I don’t believe a majority of the DPH showrooms in America do deliver exceptional customer service. I believe it’s only mediocre at best! If you don’t agree with this statement, I would love to hear from you and compare observations. 

Here’s a challenge. Name three businesses (any kind of business) in your geographic area that in your opinion render truly exceptional customer service. Chances are you’re having a hard time even coming up with one or two.

Why is it so hard to achieve this thing I’m calling exceptional customer service? First, by its very nature, the relationship is one-sided — the customer has all the power. Second, the customer has more choices today than at any other time in consumer history.  Not only do customers have more choices locally, but the Internet has given them nearly infinite choices globally.  The consumer is no longer shopping at only local stores. Third, with the rise of social media, customer service metrics are transparent and universally available — often in real time.  A bad review or negative comment posted online will echo in the halls of cyberspace for months, if not years.


Eleven outcomes

For these reasons and others, exceptional customer service is more important than ever before.  Here is what you might expect to happen when you ramp up your customer service. The result of rendering exceptional service can be any combination or all of the following:

  1. Happier clients;

  2. More loyalty, which means more sales from existing customers;

  3. Higher sales per transaction;

  4. Word-of-mouth referrals from happy customers who become your evangelists;

  5. Happier employees;

  6. A customer-service-focused company usually also is employee-focused;

  7. Lower employee turnover;

  8. Price becomes less important;

  9. Sets you ahead of competitors who may have similar products and pricing, but offer a lower level of service;

  10. Your reputation. People will want to buy from you and work for you; and

  11. More sales at a higher margin, which means more money to the bottom line.

I hope that you would want each of these things to take place at your showroom.  Now let’s talk about how you might make this happen. Here is a list of tips/keys on how you can help make exceptional customer service happen at your business:

  • Manage first impressions. They set the tone. This would include your advertising, website, social media, your location, hours of operation, selection of products, showroom layout, how sales consultants dress and the first impressions they present.

  • Manage last impressions. This includes how you follow up the sale with thank-you notes, gifts, emails, satisfaction surveys, etc.

  • Always be on time for appointments, quotes, delivering the product, handling problems, etc.

  • Always smile. It’s better than a frown or an expression of apathy.  Look like you’re really pleased the client has come to visit your showroom.

  • Always be accountable. Except responsibility and don’t blame others. Don’t pass the buck.

  • If a problem comes your way, own it!

  • Show up early.

  • Stay late!

  • Be proactive. Make things happen.

  • Be a great rapport builder.

  • Aim for perfection, even if it’s not realistic!

  • Return calls, texts and emails immediately.

  • Be enthusiastic! It’s contagious with clients and coworkers!

  • Care! Don’t just act like you care, really care!

  • Show appreciation to your clients. Thanking customers in a meaningful, sincere and thoughtful manner on every customer encounter shows you care and appreciate their business.

  • Managers and the showroom team must develop an exceptional customer service strategy.

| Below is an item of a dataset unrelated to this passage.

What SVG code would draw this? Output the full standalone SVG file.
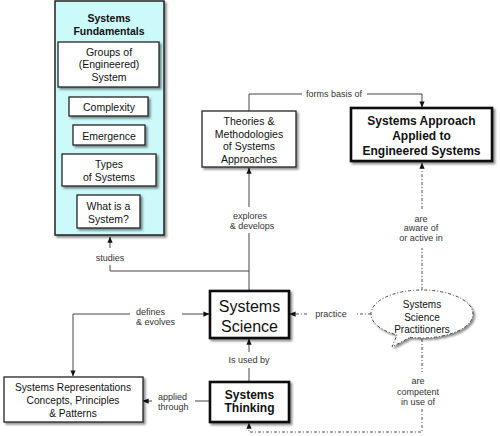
<svg xmlns="http://www.w3.org/2000/svg" width="500" height="436" viewBox="0 0 500 436">
<style>
text{font-family:"Liberation Sans",Arial,sans-serif;text-anchor:middle;fill:#111}
.lbl{font-size:9px;fill:#333}
.lbl-l{font-size:9px;fill:#333;text-anchor:start}
.box{fill:#fff;stroke:#222;stroke-width:1.3}
.thick{fill:#fff;stroke:#111;stroke-width:2.6}
.in{font-size:10.5px}
.con{fill:none;stroke:#444;stroke-width:1}
.dd{fill:none;stroke:#555;stroke-width:1;stroke-dasharray:3 2 1 2}
</style>
<defs>
<filter id="sh" x="-10%" y="-10%" width="130%" height="140%">
<feDropShadow dx="2" dy="2" stdDeviation="1.2" flood-color="#000" flood-opacity="0.45"/>
</filter>
<marker id="ah" viewBox="0 0 8 8" refX="7.5" refY="4" markerWidth="6" markerHeight="6" orient="auto" markerUnits="userSpaceOnUse">
<path d="M0,0.5 L8,4 L0,7.5 Z" fill="#111"/>
</marker>
</defs>

<g id="connectors">
<!-- studies -->
<polyline class="con" points="249,271 110,271 110,265"/>
<line class="con" x1="110" y1="248" x2="110" y2="237" marker-end="url(#ah)"/>
<text class="lbl" x="110" y="261">studies</text>
<!-- explores & develops -->
<line class="con" x1="249" y1="291" x2="249" y2="233"/>
<line class="con" x1="249" y1="207" x2="249" y2="168" marker-end="url(#ah)"/>
<text class="lbl" x="250" y="219">explores</text>
<text class="lbl" x="252" y="229">&amp; develops</text>
<!-- forms basis of -->
<polyline class="con" points="249,111 249,94 302,94"/>
<polyline class="con" points="367,94 422,94 422,107" marker-end="url(#ah)"/>
<text class="lbl" x="334" y="97">forms basis of</text>
<!-- aware of -->
<line class="dd" x1="422" y1="290" x2="422" y2="248"/>
<line class="dd" x1="422" y1="209" x2="422" y2="163" marker-end="url(#ah)"/>
<text class="lbl" x="421" y="222">are</text>
<text class="lbl" x="421" y="231">aware of</text>
<text class="lbl" x="421" y="241">or active in</text>
<!-- defines & evolves -->
<line class="con" x1="182" y1="314" x2="209" y2="314" marker-end="url(#ah)"/>
<polyline class="con" points="130,314 73,314 73,376" marker-end="url(#ah)"/>
<text class="lbl-l" x="136" y="315">defines</text>
<text class="lbl-l" x="136" y="325">&amp; evolves</text>
<!-- is used by -->
<line class="con" x1="249" y1="381" x2="249" y2="368"/>
<line class="con" x1="249" y1="352" x2="249" y2="339" marker-end="url(#ah)"/>
<text class="lbl" x="249" y="363">Is used by</text>
<!-- applied through -->
<line class="con" x1="209" y1="401" x2="195" y2="401"/>
<line class="con" x1="152" y1="401" x2="143" y2="401" marker-end="url(#ah)"/>
<text class="lbl-l" x="158" y="400">applied</text>
<text class="lbl-l" x="158" y="410">through</text>
<!-- practice -->
<line class="dd" x1="371" y1="314" x2="356" y2="314"/>
<line class="dd" x1="307" y1="314" x2="290" y2="314" marker-end="url(#ah)"/>
<text class="lbl" x="331" y="317">practice</text>
<!-- competent -->
<line class="dd" x1="422" y1="339" x2="422" y2="372"/>
<polyline class="dd" points="422,409 422,432 249,432 249,423" marker-end="url(#ah)"/>
<text class="lbl" x="418" y="384">are</text>
<text class="lbl" x="418" y="395">competent</text>
<text class="lbl" x="418" y="405">in use of</text>
</g>

<g id="systems-fundamentals">
<rect x="55" y="1" width="109" height="234" fill="#ccfafa" stroke="#222" stroke-width="1.5" filter="url(#sh)"/>
<text x="109" y="22" font-size="10.5" font-weight="bold">Systems</text>
<text x="109" y="35" font-size="10.5" font-weight="bold">Fundamentals</text>
</g>
<g id="groups">
<rect class="box" x="58" y="42" width="101" height="45" filter="url(#sh)"/>
<text class="in" x="109" y="56">Groups of</text>
<text class="in" x="109" y="68">(Engineered)</text>
<text class="in" x="109" y="81">System</text>
</g>
<g id="complexity">
<rect class="box" x="69" y="97" width="79" height="19" filter="url(#sh)"/>
<text class="in" x="109" y="111">Complexity</text>
</g>
<g id="emergence">
<rect class="box" x="73" y="125" width="72" height="20" filter="url(#sh)"/>
<text class="in" x="109" y="139.5">Emergence</text>
</g>
<g id="types">
<rect class="box" x="62" y="154" width="94" height="32" filter="url(#sh)"/>
<text class="in" x="109" y="168">Types</text>
<text class="in" x="109" y="180.5">of Systems</text>
</g>
<g id="what-is">
<rect class="box" x="77" y="195" width="63" height="33" filter="url(#sh)"/>
<text class="in" x="108.5" y="210">What is a</text>
<text class="in" x="108.5" y="222.5">System?</text>
</g>

<g id="theories">
<rect class="box" x="202" y="111" width="94" height="56" filter="url(#sh)"/>
<text class="in" x="249" y="125">Theories &amp;</text>
<text class="in" x="249" y="137.5">Methodologies</text>
<text class="in" x="249" y="150">of Systems</text>
<text class="in" x="249" y="162.5">Approaches</text>
</g>

<g id="systems-approach">
<rect class="thick" x="351" y="108" width="141" height="53" filter="url(#sh)"/>
<text x="421.5" y="125" font-size="12" font-weight="bold">Systems Approach</text>
<text x="421.5" y="140" font-size="12" font-weight="bold">Applied to</text>
<text x="421.5" y="155" font-size="12" font-weight="bold">Engineered Systems</text>
</g>

<g id="systems-science">
<rect class="thick" x="210" y="291" width="79" height="47" filter="url(#sh)"/>
<text x="249.5" y="311.5" font-size="16">Systems</text>
<text x="249.5" y="331.5" font-size="16">Science</text>
</g>

<g id="systems-thinking">
<rect class="thick" x="210" y="382" width="79" height="40" filter="url(#sh)"/>
<text x="249.5" y="398.5" font-size="12" font-weight="bold">Systems</text>
<text x="249.5" y="412" font-size="12" font-weight="bold">Thinking</text>
</g>

<g id="representations">
<rect class="box" x="4" y="377" width="139" height="45" filter="url(#sh)"/>
<text x="73" y="390.5" font-size="10.2">Systems Representations</text>
<text x="73" y="404" font-size="10.2">Concepts, Principles</text>
<text x="73" y="417" font-size="10.2">&amp; Patterns</text>
</g>

<g id="practitioners">
<path d="M410,337.3 A51 24 0 1 0 397,334.9 L392,347 Z" fill="#fff" stroke="#444" stroke-width="1" stroke-dasharray="3 2 1 2" filter="url(#sh)"/>
<text x="422" y="308" font-size="10">Systems</text>
<text x="422" y="320.5" font-size="10">Science</text>
<text x="422" y="333" font-size="10">Practitioners</text>
</g>
</svg>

  • Communicate this strategy to the whole team. Set the bar high and make customer service the key principle of your showroom.

  • Hire the right people. Look for good attitudes and smiles. Hire for attitude and train for skills.

  • Create a culture whereby your associates are treated as family and they will, in turn, treat your customers the same way.

  • Make sure you thank and acknowledge your employees and reward them appropriately.

  • Think about customer needs before they do. Exceptional customer service means knowing the people who buy from you and why they do so.

  • Train your employees. Don’t assume employees understand your expectations when it comes to greeting clients, answering the phone and dealing with customer complaints. Be specific in how you expect them to treat the people who do business with you and monitor them until you’re sure they have it right. 

  • Be accessible. When customers have questions or problems (opportunities) they want to be able to speak with a human being quickly. Don’t make them go through layers of voicemail or wait long for a response or resolution.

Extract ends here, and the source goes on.